Dr. Adele Gerdes, Bielefeld

Rezension


Nicholas Carr: Wer bin ich, wenn ich online bin ... und was macht mein Gehirn solange?

Blessing, München 2010, gebunden, 384 Seiten, 19,95 EUR, ISBN 978-3-8966-7428-9


[zuerst erschienen auf: (Verband freier Lektorinnen und Lektoren), 6/2011]
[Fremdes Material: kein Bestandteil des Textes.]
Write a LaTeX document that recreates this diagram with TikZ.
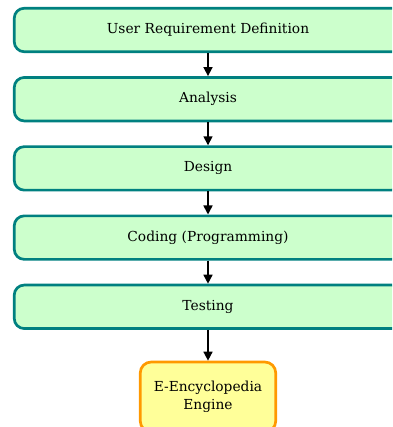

„Ich vermisste mein altes Gehirn ...“ 

Es ist ein Schlüsselthema, das uns in den kommenden Jahren noch intensiv beschäftigen wird. Die mit den aktuellen informationstechnologischen Entwicklungen einhergehenden Wandlungen und Umbrüche sind hochinteressant und sicher auch brisant. Wie „Internet & Co.“ unsere Erfahrungswirklichkeit – und uns selbst – zu ändern vermögen, lässt sich bislang wohl allenfalls erahnen. Die Publikationen zum Thema mehren sich; Stichwörter für aktuell diskutierte Konsequenzen auf individuellen und sozialen Ebenen sind zum Beispiel: Erfahrungsverarmung, Pornofizierung.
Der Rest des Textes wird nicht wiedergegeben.